There's more!!!! Following on from my post on six new releases for 2014, there are two more books to look forward to this year - The Secret History of Las Vegas by Chris Abani, published by Penguin Books and out now and then All Our Names by Dinaw Mengastu - published by Knopf and out March 4th.
Before he can retire, Las Vegas detective Salazar is determined to solve a
recent spate of murders. When he encounters a pair of conjoined twins with a
container of blood near their car, he’s sure he has apprehended the killers, and
enlists the help of Dr. Sunil Singh, a South African transplant who specializes
in the study of psychopaths. As Sunil tries to crack the twins, the implications
of his research grow darker. Haunted by his betrayal of loved ones back home
during apartheid, he seeks solace in the love of Asia, a prostitute with hopes
of escaping that life. But Sunil’s own troubled past is fast on his heels in the
form of a would-be assassin.
Suspenseful through the last page, The
Secret History of Las Vegas is Chris Abani’s most accomplished work to date,
with his trademark visionary prose and a striking compassion for the inner lives
of outsiders.
From acclaimed author Dinaw Mengestu, a recipient of the National Book Foundation’s 5 Under 35 award, TheNew Yorker’s 20 Under 40 award, and a 2012 MacArthur Foundation genius grant, comes an unforgettable love story about a searing affair between an American woman and an African man in 1970s America and an unflinching novel about the fragmentation of lives that straddle countries and histories.

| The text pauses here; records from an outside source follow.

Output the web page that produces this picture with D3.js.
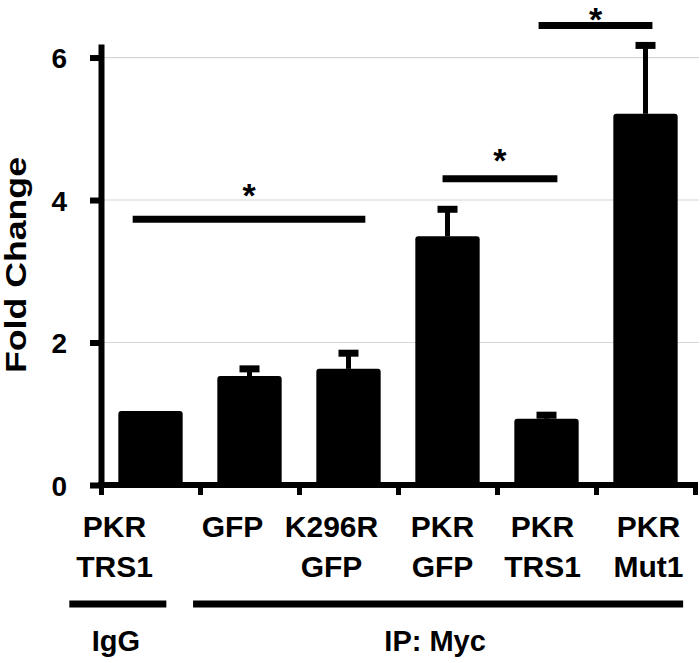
<!DOCTYPE html>
<html>
<head>
<meta charset="utf-8">
<script src="https://cdn.jsdelivr.net/npm/d3@7/dist/d3.min.js"></script>
<style>
  html, body { margin: 0; padding: 0; background: #fff; }
  svg { display: block; }
  text { font-family: "Liberation Sans", Arial, sans-serif; font-weight: bold; fill: #000; }
</style>
</head>
<body>
<svg id="chart" width="700" height="663"></svg>
<script>
// ---- data ----
const labelTop    = ["PKR", "GFP", "K296R", "PKR", "PKR", "PKR"];
const labelBottom = ["TRS1", "", "GFP", "GFP", "TRS1", "Mut1"];
const values      = [1.04, 1.53, 1.63, 3.49, 0.93, 5.21];
const errors      = [0, 0.10, 0.22, 0.38, 0.05, 0.96];
const yTicks      = [0, 2, 4, 6];
const yLabel      = "Fold Change";
const groupNames  = ["IgG", "IP: Myc"];
const groupFrom   = [-0.32, 0.93];   // category units
const groupTo     = [0.66, 5.88];
// significance brackets (category units and fold-change units)
const sigFrom  = [0.32, 3.45, 4.42];
const sigTo    = [2.67, 4.61, 5.57];
const sigLevel = [3.73, 4.30, 6.45];
const sigStarY = [4.14, 4.63, 6.61];
const sigText  = ["*", "*", "*"];

// ---- layout ----
const svg = d3.select("#chart");
const x0 = 101, x1 = 695, yBase = 485, yTop = 44;
const n = values.length;
const idx = d3.range(n);

const xBand = d3.scaleBand().domain(idx).range([x0, x1]).paddingInner(0.35).paddingOuter(0.175);
const xPos = d3.scaleLinear().domain([0, n]).range([x0, x1]);
const y = d3.scaleLinear().domain([0, 6.19]).range([yBase, yTop]);

// gridlines
svg.append("g").selectAll("line").data(yTicks.filter(d => d > 0)).join("line")
  .attr("x1", x0).attr("x2", 699)
  .attr("y1", d => y(d)).attr("y2", d => y(d))
  .attr("stroke", "#d6d6d6").attr("stroke-width", 1.2);

// bars
svg.append("g").selectAll("rect").data(idx).join("rect")
  .attr("x", i => xBand(i))
  .attr("width", xBand.bandwidth())
  .attr("y", i => y(values[i]))
  .attr("height", i => y(0) - y(values[i]))
  .attr("rx", 3)
  .attr("fill", "#000");

// error bars
const eb = svg.append("g");
idx.filter(i => errors[i] > 0).forEach(i => {
  const cx = xBand(i) + xBand.bandwidth() / 2;
  eb.append("line")
    .attr("x1", cx).attr("x2", cx)
    .attr("y1", y(values[i])).attr("y2", y(values[i] + errors[i]))
    .attr("stroke", "#000").attr("stroke-width", 5);
  eb.append("line")
    .attr("x1", cx - 10).attr("x2", cx + 10)
    .attr("y1", y(values[i] + errors[i])).attr("y2", y(values[i] + errors[i]))
    .attr("stroke", "#000").attr("stroke-width", 7);
});

// y axis
const yAxis = svg.append("g").attr("transform", `translate(${x0},0)`)
  .call(d3.axisLeft(y).tickValues(yTicks).tickFormat(d3.format("d"))
    .tickSize(11).tickSizeOuter(0).tickPadding(23));
yAxis.select(".domain").attr("stroke", "#000").attr("stroke-width", 6);
yAxis.selectAll(".tick line").attr("stroke", "#000").attr("stroke-width", 6);
yAxis.selectAll(".tick text")
  .style("font-family", "'Liberation Sans', Arial, sans-serif")
  .style("font-weight", "bold").attr("font-size", 28).attr("fill", "#000").attr("dy", "0.36em");

// x axis
const xAxis = svg.append("g").attr("transform", `translate(0,${yBase})`)
  .call(d3.axisBottom(xPos).tickValues(d3.range(n + 1)).tickFormat("")
    .tickSize(10).tickSizeOuter(0));
xAxis.select(".domain").attr("stroke", "#000").attr("stroke-width", 6)
  .attr("d", `M${x0 - 3},0H${x1 + 3}`);
xAxis.selectAll(".tick line").attr("stroke", "#000").attr("stroke-width", 5);

// category labels
const nudge = [-36, -17, -17, -5, -4, 3];
const lab = svg.append("g").attr("font-size", 30).attr("text-anchor", "middle");
idx.forEach(i => {
  const cx = xBand(i) + xBand.bandwidth() / 2 + nudge[i];
  lab.append("text").attr("x", cx).attr("y", 537).text(labelTop[i]);
  if (labelBottom[i]) lab.append("text").attr("x", cx).attr("y", 577).text(labelBottom[i]);
});

// group lines and names
groupNames.forEach((g, k) => {
  const a = xPos(groupFrom[k]), b = xPos(groupTo[k]);
  svg.append("line").attr("x1", a).attr("x2", b).attr("y1", 604).attr("y2", 604)
    .attr("stroke", "#000").attr("stroke-width", 7);
  svg.append("text").attr("x", (a + b) / 2 - (k === 0 ? 2 : 3)).attr("y", 651)
    .attr("text-anchor", "middle").attr("font-size", 29).text(g);
});

// significance
sigText.forEach((t, k) => {
  const a = xPos(sigFrom[k]), b = xPos(sigTo[k]);
  svg.append("line").attr("x1", a).attr("x2", b)
    .attr("y1", y(sigLevel[k])).attr("y2", y(sigLevel[k]))
    .attr("stroke", "#000").attr("stroke-width", 7);
  svg.append("text").attr("x", (a + b) / 2).attr("y", y(sigStarY[k]) + 17)
    .attr("text-anchor", "middle").attr("font-size", 34).text(t);
});

// y label
svg.append("text")
  .attr("transform", `translate(26,265) rotate(-90)`)
  .attr("text-anchor", "middle").attr("font-size", 29)
  .attr("textLength", 216).attr("lengthAdjust", "spacingAndGlyphs")
  .text(yLabel);
</script>
</body>
</html>
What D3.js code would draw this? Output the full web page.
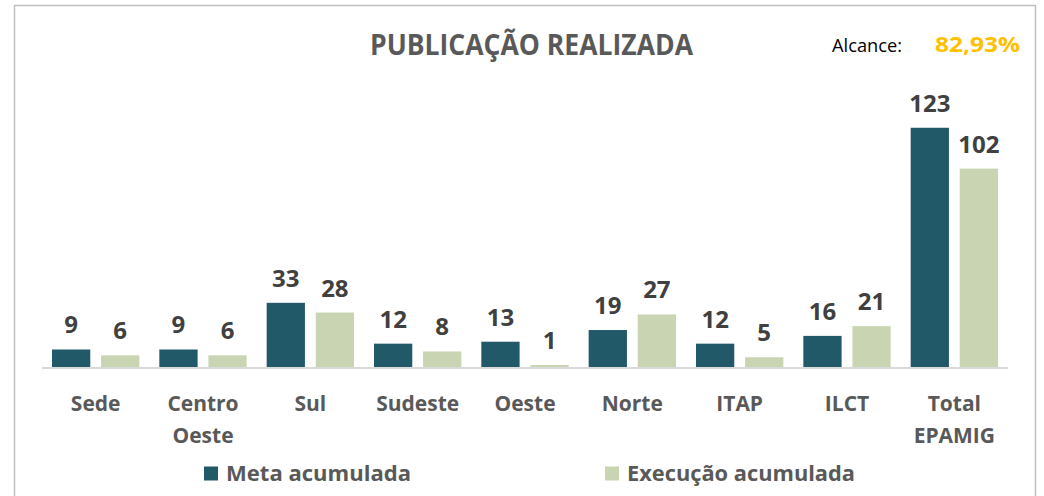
<!DOCTYPE html>
<html>
<head>
<meta charset="utf-8">
<script src="https://cdn.jsdelivr.net/npm/d3@7"></script>
<style>
  body { margin: 0; background: #fff; }
  svg { display: block; font-family: "Open Sans", "DejaVu Sans", sans-serif; }
</style>
</head>
<body>
<svg id="chart" width="1044" height="496"></svg>
<script>
const categories = [["Sede"], ["Centro", "Oeste"], ["Sul"], ["Sudeste"], ["Oeste"], ["Norte"], ["ITAP"], ["ILCT"], ["Total", "EPAMIG"]];
const seriesNames = ["Meta acumulada", "Execução acumulada"];
const meta = [9, 9, 33, 12, 13, 19, 12, 16, 123];
const execucao = [6, 6, 28, 8, 1, 27, 5, 21, 102];
const colors = ["#215968", "#c9d5b2"];
const alcance = "82,93%";

const svg = d3.select("#chart");
const keys = categories.map(c => c.join(" "));

// frame
svg.append("rect")
    .attr("x", 14.5).attr("y", 5.5)
    .attr("width", 1021).attr("height", 520)
    .attr("fill", "#fff")
    .attr("stroke", "#bfbfbf")
    .attr("stroke-width", 1.5);

const x0 = d3.scaleBand().domain(keys).range([42, 1008]).paddingInner(0).paddingOuter(0);
const x1 = d3.scaleBand().domain(seriesNames).range([10, x0.bandwidth() - 10]).paddingInner(0.22);
const y = d3.scaleLinear().domain([0, 140]).range([367, 367 - 140 * 1.945]);

const rows = keys.map((k, i) => ({ key: k, values: [meta[i], execucao[i]] }));

const groups = svg.append("g").selectAll("g")
    .data(rows)
    .join("g")
    .attr("transform", d => `translate(${x0(d.key)},0)`);

groups.selectAll("rect")
    .data(d => d.values.map((v, j) => ({ name: seriesNames[j], v, j })))
    .join("rect")
    .attr("x", d => x1(d.name))
    .attr("y", d => y(d.v))
    .attr("width", x1.bandwidth())
    .attr("height", d => y(0) - y(d.v))
    .attr("fill", d => colors[d.j]);

groups.selectAll("text.val")
    .data(d => d.values.map((v, j) => ({ name: seriesNames[j], v, j })))
    .join("text")
    .attr("class", "val")
    .attr("x", d => x1(d.name) + x1.bandwidth() / 2)
    .attr("y", d => y(d.v) - 16)
    .attr("text-anchor", "middle")
    .attr("font-size", 24)
    .attr("font-weight", "bold")
    .attr("fill", "#404040")
    .text(d => d.v);

// baseline
svg.append("line")
    .attr("x1", 42).attr("x2", 1008)
    .attr("y1", y(0) + 1).attr("y2", y(0) + 1)
    .attr("stroke", "#d9d9d9")
    .attr("stroke-width", 2);

// category labels
const catLabels = svg.append("g").selectAll("text")
    .data(categories)
    .join("text")
    .attr("x", (d, i) => x0(keys[i]) + x0.bandwidth() / 2)
    .attr("y", 411)
    .attr("text-anchor", "middle")
    .attr("font-size", 21)
    .attr("font-weight", "bold")
    .attr("fill", "#595959");

catLabels.selectAll("tspan")
    .data(d => d)
    .join("tspan")
    .attr("x", function() { return this.parentNode.getAttribute("x"); })
    .attr("dy", (d, i) => i === 0 ? 0 : 32)
    .text(d => d);

// title
svg.append("text")
    .attr("x", 370).attr("y", 55)
    .attr("font-size", 28)
    .attr("font-weight", "bold")
    .attr("fill", "#595959")
    .attr("textLength", 323)
    .attr("lengthAdjust", "spacingAndGlyphs")
    .text("PUBLICAÇÃO REALIZADA");

svg.append("text")
    .attr("x", 832).attr("y", 52)
    .attr("font-size", 19)
    .attr("fill", "#000")
    .attr("textLength", 70)
    .attr("lengthAdjust", "spacingAndGlyphs")
    .text("Alcance:");

svg.append("text")
    .attr("x", 935).attr("y", 52)
    .attr("font-size", 21)
    .attr("font-weight", "bold")
    .attr("fill", "#ffc000")
    .attr("textLength", 85)
    .attr("lengthAdjust", "spacingAndGlyphs")
    .text(alcance);

// legend
const legendX = [204, 605];
const legendW = [185, 228];
const legend = svg.append("g").selectAll("g")
    .data(seriesNames)
    .join("g")
    .attr("transform", (d, i) => `translate(${legendX[i]},0)`);

legend.append("rect")
    .attr("x", 0).attr("y", 466.5)
    .attr("width", 14).attr("height", 14)
    .attr("fill", (d, i) => colors[i]);

legend.append("text")
    .attr("x", 22).attr("y", 481)
    .attr("font-size", 22)
    .attr("font-weight", "bold")
    .attr("fill", "#595959")
    .attr("textLength", (d, i) => legendW[i])
    .attr("lengthAdjust", "spacingAndGlyphs")
    .text(d => d);
</script>
</body>
</html>
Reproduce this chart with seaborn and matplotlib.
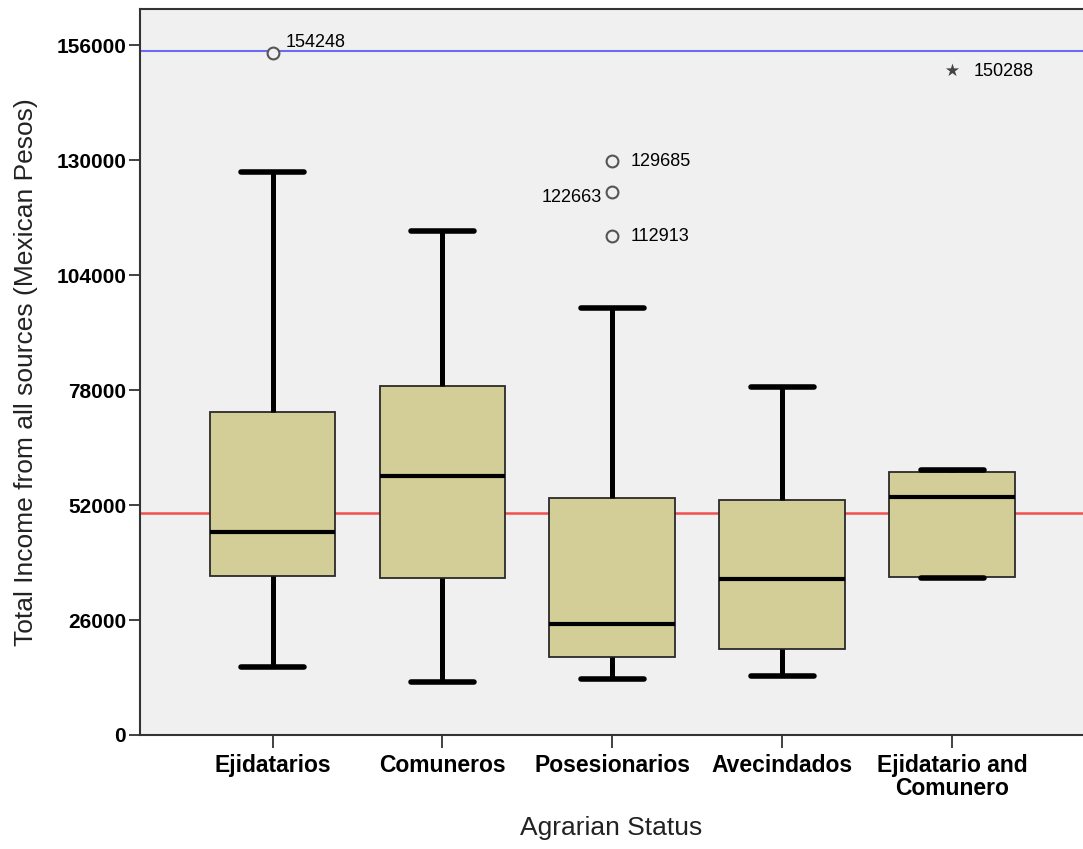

All Our Names is the story of two young men who come of age during an African revolution, drawn from the safe confines of the university campus into the intensifying clamor of the streets outside. But as the line between idealism and violence becomes increasingly blurred, the friends are driven apart—one into the deepest peril, as the movement gathers inexorable force, and the other into the safety of exile in the American Midwest. There, pretending to be an exchange student, he falls in love with a social worker and settles into small-town life. Yet this idyll is inescapably darkened by the secrets of his past: the acts he committed and the work he left unfinished. Most of all, he is haunted by the beloved friend he left behind, the charismatic leader who first guided him to revolution and then sacrificed everything to ensure his freedom.
Elegiac, blazing with insights about the physical and emotional geographies that circumscribe our lives, All Our Names is a marvel of vision and tonal command. Writing within the grand tradition of Naipul, Greene, and Achebe, Mengestu gives us a political novel that is also a transfixing portrait of love and grace, of self-determination and the names we are given and the names we earn.